College sports are currently embroiled in a "should we pay student-athletes" debate, largely because the NCAA infrastructure has developed into a multibillion-dollar empire. New York City appears ready to take the first step toward that debate with its high schools.

The New York City public school system is currently negotiating a two-year, $500,000 contract with the MSG Varsity Network—a Cablevision network dedicated solely to high school sports—for the television rights to its high school sports teams, according to the Associated Press. The city's Panel for Educational Policy is expected to approve the contract (once finalized) on July 20, the AP reports.

"We are extremely pleased at the prospect of becoming the official sports network of the Public School Athletic League, and believe that a partnership between MSG Varsity and the PSAL will deliver significant value to New York City students, parents, educators, and the community at large," MSG Varsity said in a statement.

Marge Feinberg, a spokeswoman for the district, told the AP that the school system would use the contract money for high school sports funding.

As the New York Post suggests, the deal stands to benefit any student-athletes looking for extra exposure in an attempt to score an athletic scholarship, as well as fans of lesser-televised sports like lacrosse, field hockey, and wrestling.

Now, there's clearly a difference between this $250,000 annual contract and the $300 million, 20-year contract that ESPN inked with the University of Texas earlier this year. With most high school sports operating at a loss, it's not like $250,000 for the entire district warrants a stipend for high school athletes.

And it would be entirely hypocritical of me to suggest sponsorships as a potential source of revenue for their sports teams while pooh-poohing NYC's TV contract move.

But this ultimately touches on a much larger philosophical conversation: What is the purpose of high school sports?
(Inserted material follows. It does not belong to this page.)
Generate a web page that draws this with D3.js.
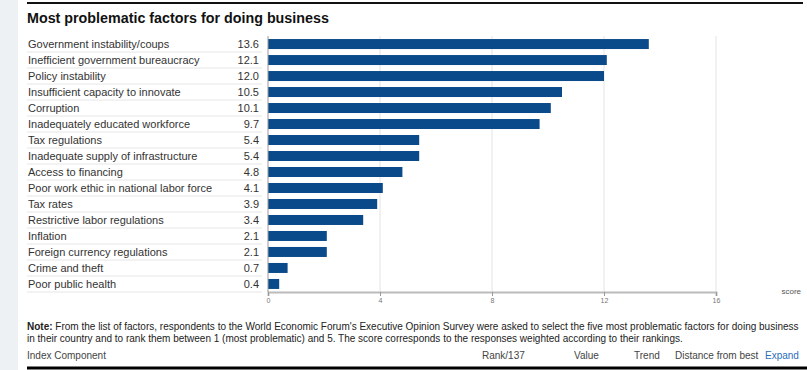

How much importance should sports hold compared to academics?

With schools entering TV contracts for their sports teams and selling sponsorships on their scoreboards, there's reason to believe that sports would only become more heavily emphasized at the high school level.

Then again, a 1989 article from the New York Times about national televising of high school sporting events spoke largely to those fears and proves that we haven't advanced all that far down the slippery slope in the 20 years since.

Back in 1989, the NBC- and Cablevision-owned SportsChannel America was negotiating to televise the first-ever national high school basketball game of the week. The company eventually thought that nationally televised games could lead to the creation of a national high school sports tournament, much like the NCAA basketball tournaments.

Brice Durbin, the then-executive director of the National Federation of State High School Associations, told the Times that he originally opposed the idea of a national championship, but came around on the idea.

"If it's good, if it's educationally sound, it could happen," Durbin said. "The last thing we want is to make the program so important that it becomes the reason you go to school.''

So, will New York City's still-to-be-finalized TV contract lead to the unraveling of the high school sport structure as we know it? There's little chance of that.

But high schools should keep the current mess of college sports in mind when negotiating these contracts. The last thing high schools should want is to attract more of the seedy subculture that's already pervasive throughout high-profile sports at the college level.